I dunno… I work in the drug treatment field, and although it’s not uncommon for people to be advised to avoid contact with former partying pals, I’ve never heard of anyone being advised to just vanish without a trace and not explain to their friends what is going on. I suppose it’s possible, though. Of course, this assumes that the OP was in fact getting high with her…if not, the typical advice would be to stick closer to your non-using friends. I tend to agree, sounds like she is in rehab somewhere.

You can call the courthouse (metro or district or both) and at least confirm a DUI. If she got one over the holidays, odds are you’ll be able to figure out where she’s at. You might even be able to search that online.

Very strange and mysterious! I too would be worried. It does sound as if she’s either in rehab or jail. Check court records to see if she’s been arrested.

I do think you’re right to be worried and to try to contact her. Definitely write the letter. Does she have any other relatives you can contact? Also, keep in touch with her boyfriend to see if he hears anything.

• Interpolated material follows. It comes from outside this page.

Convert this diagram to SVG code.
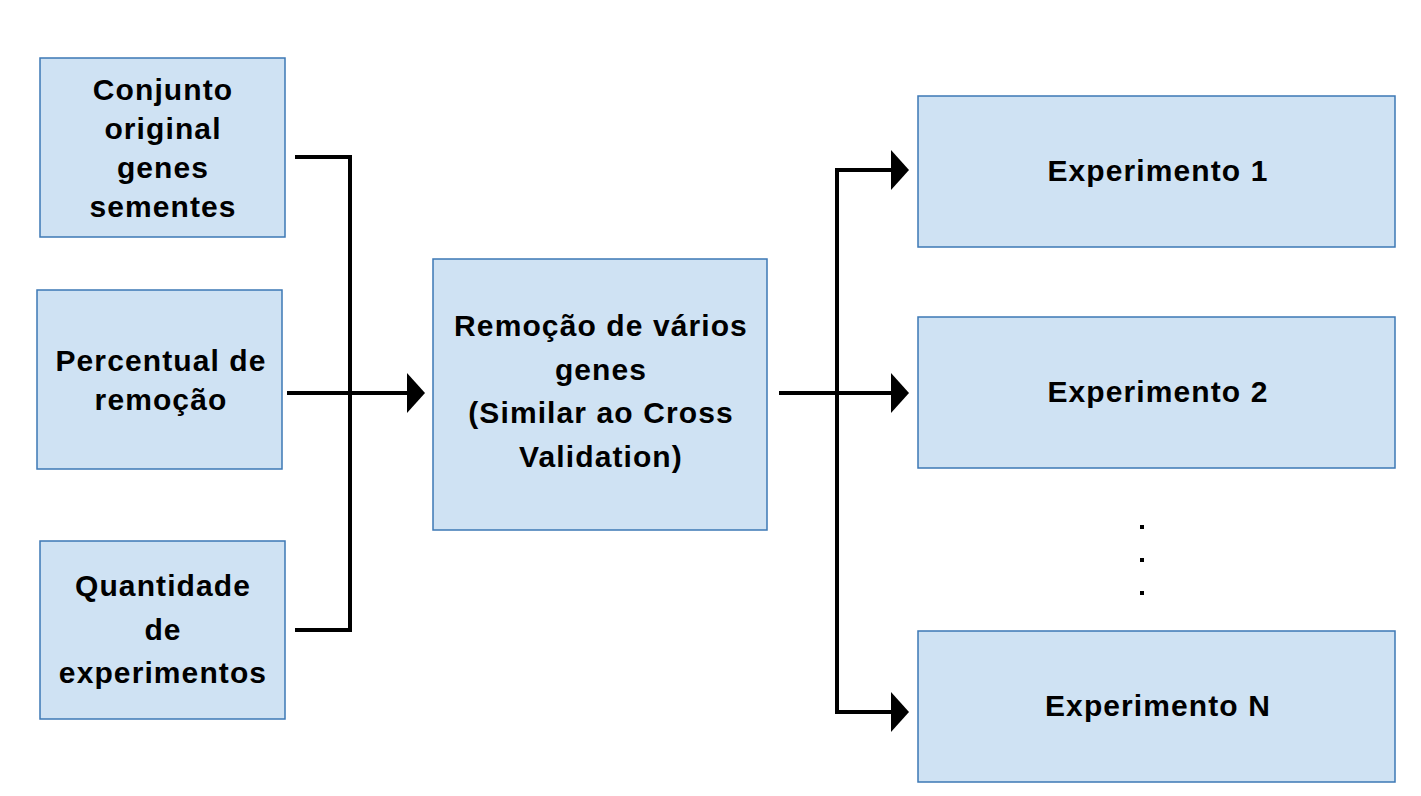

I’m very curious about her “career.” She’s self-employed? What does she do? I find it odd that she would just abandon her clients.

Very very strange! Keep us updated!

Yeah - our town has an online database of offenders. Including the people from whom we bought this house (jerks!).

Good luck finding some info, that sounds creepy.

My vote is for Rehab or Jail.

And you know, sometimes people get so embarassed by things that they cut off contact with people who care for them because they are too ashamed to face them.

I lost a gaming buddy a couple of years ago who just dropped off the face of the Earth with no explanation. He’d been unemployed for a while, was massively in debt, his girlfriend left him and his car broke down. We think he moved home to his parents (300 miles away), but we’re not sure. He just vanished.

3 things I can think of:

1: Jail
2: Rehab, like an agressive-intervention kind of thing where they kidnap you in the middle of the night and take you somewhere out West to climb rock faces and crap
3: She’s hiding out from someone, maybe a stalker or someone dangerous.

You always think you can get in touch with someone if they’re alive and well and on good terms with you, but it’s disturbing to be reminded that this isn’t always the case. I hope it never happens to anyone I know.

For your sake, I am seriously hoping jail or rehab … my SCA clan had a member that met a man, married him within a matter of weeks, within a month or thereabouts moved to a different state, and no matter how hard we tried to get in touch, her husband blocked us, and all of a sudden we hear she died. And was buried within the week. never autopsied, and her son wasn’t even notified or invited to the funeral.

I had a friend in high school. We were very good friends for about two years. He lived right behind my house. We rarely went out together (maybe once or twice a month, but after we got home at night from being with our other friends we would hang out in his backyard for a few hours, every night. His dad got a new job and he told me he would be moving away in the next few weeks. After he gave me that news, we hung out a few more times and all of a sudden one day, he just wasn’t there. It was really really bizarre. I hopped the fence around midnight, went to go bang on his living room window and just as I was about to do it, I realized all the furniture was different. This was about 5 or 6 years ago, and I haven’t heard from him since. Can’t find him on myspace or facebook, don’t have any contact info or fowarding address. I don’t remember what state he moved to. And whenever I try and do some digging around online, the only thing I can come up with is that it looks like he and his family may have moved around to a few different states over the last few years, but I can’t tell for sure.

Still bums me out to know that, as far as I can tell, he just dropped off the face of the earth.

I’m still hoping somday he comes through town and tracks me down. My parents still live in the same house so he could easily just ask them where I live now.

A lot of jails will allow you to do a search of their current “guests”. You could rule that out pretty easily.